Bisogna fare attenzione anche ai messaggi in codice: a chi, per esempio, si professa “amante delle piccole cose”, a chi comunica di essere arrivato “al capitolo 15”.
Il rischio è davvero alto e per stare sicuri l’unica soluzione rimane quella di non postare foto.
I numeri ci dicono che nel 2022 risultano scomparsi 17.130 minori: 4.128 italiani e 13.002 stranieri con una percentuale di ritrovamento rispettivamente del 74,27% e del 29,81%.
Nel mondo scompaiono decine di migliaia ogni giorno: circa un milione solo in Europa.
Pochissimi di questi bambini vengono ritrovati. Secondo il Missing Children Europe, ogni 2 minuti, sul territorio europeo un bambino viene dichiarato scomparso.
Le cifre sono davvero impressionanti e non accennano a diminuire.
Per questo vale la pena accantonare il narcisismo genitoriale e attuare la saggia decisione di non pubblicare più le foto dei nostri bambini.
Proteggere l’identità digitale dei minori e prevenire disagi psichici
Oltre ai rischi che gli facciamo correre a loro totale insaputa, è necessario riflettere sul loro futuro.
Foto, video, dati sensibili costituiscono l’identità digitale di un individuo, cosa, questa, alla quale non si pensa praticamente mai.
Il Garante per la Protezione dei Dati Personali già da tempo, invece, sta cercando di delineare e di normare l’utilizzo di questi dati sensibili.
Nel periodo dell’adolescenza e al compimento della maggiore età il figlio/a potrebbe risentire, anche a livello psicologico, della pubblicazione di materiale che lo riguarda e che contribuisce a definire la sua immagine e la sua reputazione online.
Infatti così è riportato sul sito del GPDP – Garante per la Protezione dei Dati Personali: “Quando qualcosa appare su uno schermo, non solo può essere catturato e riutilizzato a nostra insaputa da chiunque per scopi impropri o per attività illecite, ma contiene più informazioni di quanto pensiamo, come ad esempio i dati di geolocalizzazione.
Chiediamoci sempre se i nostri figli in futuro potrebbero non essere contenti di ritrovare loro immagini a disposizione di tutti o non essere d’accordo con l’immagine che gli stiamo costruendo.
È bene essere consapevoli che stiamo fornendo dettagli sulla loro vita e che potrebbero anche influenzare la loro personalità e la loro dimensione relazionale in futuro”.
Di fatto, poi, commettiamo una violazione della privacy dei dati personali.

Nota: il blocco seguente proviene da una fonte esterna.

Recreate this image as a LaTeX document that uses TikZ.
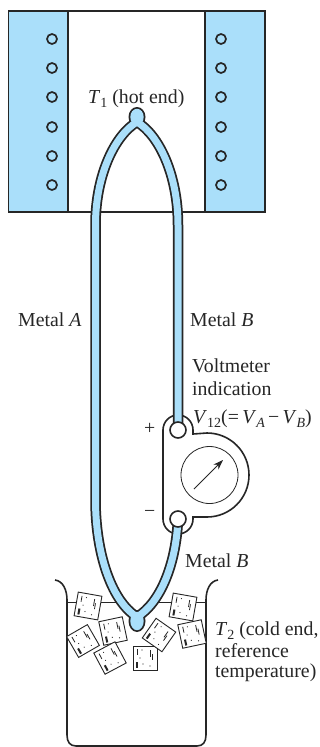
\documentclass[tikz,border=0pt]{standalone}
\usepackage{fontspec}
\setmainfont{Liberation Serif}
\usetikzlibrary{arrows.meta}
\definecolor{hotblue}{HTML}{AADFFA}
\definecolor{ink}{HTML}{262626}
\newcommand{\lowsub}[1]{\raisebox{-0.22em}{\fontsize{14}{15}\selectfont #1}}
\tikzset{
  x=1pt,y=-1pt,
  outline/.style={draw=ink,line width=1.6pt},
  furnace/.style={outline,fill=hotblue},
  coil/.style={draw=ink,line width=1.7pt,circle,minimum size=10pt,inner sep=0pt},
  wireout/.style={draw=ink,line width=10.5pt},
  wirein/.style={draw=hotblue,line width=7pt},
  label/.style={font=\fontsize{19.8}{22}\selectfont,text=ink,inner sep=0pt,anchor=base west},
  terminal/.style={draw=ink,line width=1.6pt,fill=white,circle,minimum size=16pt,inner sep=0pt},
  pics/icecube/.style={code={
    \draw[draw=ink,line width=.9pt,fill=white] (-12,-12) rectangle (12,12);
    \fill[ink] (-9,4) rectangle (-7,10);
    \fill[ink] (-8,-9) rectangle (-7.2,-3);
    \fill[ink] (5,-8) rectangle (5.8,-1);
    \fill[ink] (6.5,-4) rectangle (7.3,2);
    \fill[ink] (-3,-8) circle (.6);
    \fill[ink] (-2,6) circle (.6);
    \fill[ink] (5,8) circle (.6);
    \fill[ink] (-5,0) circle (.6);
  }}
}
\begin{document}
\begin{tikzpicture}
\useasboundingbox (0,0) rectangle (320,747);
% furnace
\fill[white] (0,0) rectangle (320,747);
\path[furnace] (8.5,11) rectangle (68,212);
\path[furnace] (205,11) rectangle (265,212);
\draw[outline] (68,11) -- (205,11) (68,212) -- (205,212);
\foreach \cy [count=\i] in {39,68,97,127,156,185}{
  \node[coil] (cl\i) at (52,\cy) {};
  \node[coil] (cr\i) at (221,\cy) {};
}
% voltmeter body
\path[outline,fill=white] (193,434) -- (193,430)
  arc[start angle=0,end angle=-180,radius=15]
  -- (163,519)
  arc[start angle=180,end angle=0,radius=15]
  -- (193,517)
  -- (207,517) arc[start angle=90,end angle=-90,radius=42] -- cycle;
\node[draw=ink,line width=.8pt,circle,minimum size=57pt,inner sep=0pt] (dial) at (209.5,475) {};
\coordinate (needleA) at (194,489);
\coordinate (needleB) at (223,460);
\draw[ink,line width=.8pt,-{Stealth[length=10pt,width=7pt]}] (needleA) -- (needleB);
% beaker
\draw[outline] (55,580) .. controls (63,581) and (67,590) .. (67,600) -- (67,735)
  .. controls (67,742) and (70,746) .. (76,746) -- (197,746)
  .. controls (203,746) and (206,742) .. (206,735) -- (206,600)
  .. controls (206,590) and (210,581) .. (218,580);
\draw[ink,line width=.9pt] (67,602) -- (122,602) (152,602) -- (206,602);
% ice
\pic[rotate=-10] (ice1) at (88,606) {icecube};
\pic[rotate=30] (ice2) at (83,641) {icecube};
\pic[rotate=12] (ice3) at (113,631) {icecube};
\pic[rotate=28] (ice4) at (110,658) {icecube};
\pic (ice5) at (145,658) {icecube};
\pic[rotate=-35] (ice6) at (159,635) {icecube};
\pic[rotate=12] (ice7) at (192,634) {icecube};
\pic[rotate=-10] (ice8) at (183,607) {icecube};
% thermocouple wires
\coordinate (hot) at (137,122);
\coordinate (cold) at (137,617);
\node[terminal,draw=none,fill=none] (termtop) at (178,430) {};
\node[terminal,draw=none,fill=none] (termbot) at (178,519) {};
\def\wires{
  (hot) .. controls (115,135) and (95.5,175) .. (95.5,225)
  -- (95.5,500) .. controls (95.5,550) and (110,600) .. (cold)
  (hot) .. controls (159,135) and (178,175) .. (178,225) -- (termtop.center)
  (termbot.center) .. controls (176,565) and (160,603) .. (cold)
}
\path[wireout] \wires;
\fill[ink] (137,117) ellipse (8.5 and 10);
\fill[ink] (137,621) ellipse (8.5 and 11);
\path[wirein] \wires;
\fill[hotblue] (137,117) ellipse (6.7 and 8.2);
\fill[hotblue] (137,621) ellipse (6.7 and 9.2);
\node[terminal] (t1) at (178,430) {};
\node[terminal] (t2) at (178,519) {};
% labels
\node[label] (hotlab) at (88,103) {\textit{T}\lowsub{1} (hot end)};
\node[label] (mA) at (18,326) {Metal \textit{A}};
\node[label] (mB) at (190,326) {Metal \textit{B}};
\node[label] (vm1) at (192,372) {Voltmeter};
\node[label] (vm2) at (192,395) {indication};
\node[label] (vm3) at (193,423) {\textit{V}\lowsub{12}(=\,\textit{V}\lowsub{\textit{A}}\,−\,\textit{V}\lowsub{\textit{B}})};
\node[label] (plus) at (144,434) {+};
\node[label] (minus) at (144,517) {−};
\node[label] (mB2) at (185,567) {Metal \textit{B}};
\node[label] (t2lab) at (215,635) {\textit{T}\lowsub{2} (cold end,};
\node[label] (ref) at (215,657) {reference};
\node[label] (temp) at (215,677) {temperature)};
\end{tikzpicture}
\end{document}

Si agisce senza il consenso del minore che un domani potrebbe rivendicare il suo diritto all’anonimato.
Resta inoltre il fatto della nostra valutazione rispetto a quella dei nostri figli.

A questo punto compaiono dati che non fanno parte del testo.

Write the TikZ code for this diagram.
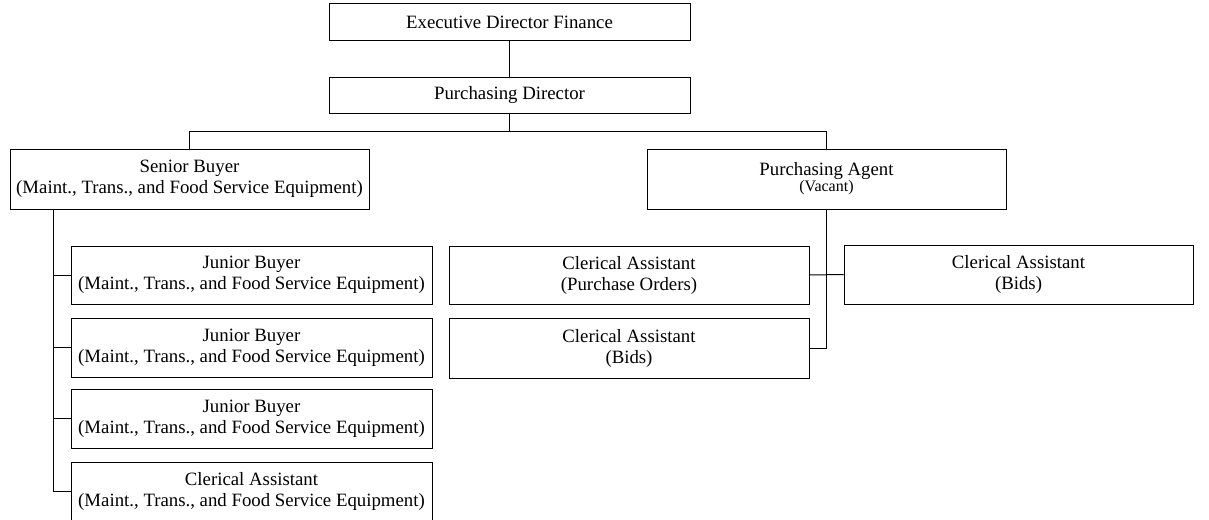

Non è affatto detto che la foto di oggi per noi così buffa, carina e simpatica, abbia lo stesso indice di gradimento per il protagonista.
Tutto ciò che pubblichiamo sui social può contribuire, un domani, a creare un disagio o un danno psichico.
Le immagini non spariscono mai, restano per sempre: anche se le eliminiamo, altre persone possono aver fatto uno screenshot.
E possono essere modificate e ripubblicate, con grave danno per il soggetto rappresentato che potrebbe anche diventare vittima di bullismo.
La proposta del garante Carla Garlatti in merito di sharenting
In Italia nel novembre scorso la Garante per l’Infanzia e l’Adolescenza Carla Garlatti ha sollecitato per lo sharenting l’applicabilità delle disposizioni in materia di cyberbullismo, che consentono ai minorenni di chiedere direttamente la rimozione dei contenuti.
La legge mira a sensibilizzare e informare i cittadini sui pericoli derivanti dalla condivisione delle fotografie di minori tramite internet.
I giudici avranno il potere di vietare lo sharenting al genitore che rischia di compromettere la dignità e l’integrità dei figli, delegando ad altra persona la tutela della sua immagine.
In Francia Bruno Studer, deputato del governo di Macron, ha ribadito la necessità di una legge che limiti la libertà dei genitori di pubblicare sui social foto dei propri figli per non mettere a rischio la privacy dei più piccoli con gravi conseguenze nella loro vita.
Cè una proposta di legge per disciplinare la responsabilità genitoriale, nel pieno rispetto della privacy dell’interessato e dei principi della Convenzione ONU sui diritti dell’infanzia in materia di esposizione pubblica dei minori.
I giudici potranno vietare la condivisione senza il consenso di entrambi i genitori.
Potranno inoltre vietare lo sharenting al genitore che rischia di compromettere la dignità e l’integrità dei figli, delegando ad altra persona la tutela della sua immagine.
Proteggere la vita privata di un minore rientra nei compiti di un genitore e oggi risulta un dovere imprescindibile per tutelare il presente e il futuro dei nostri figli.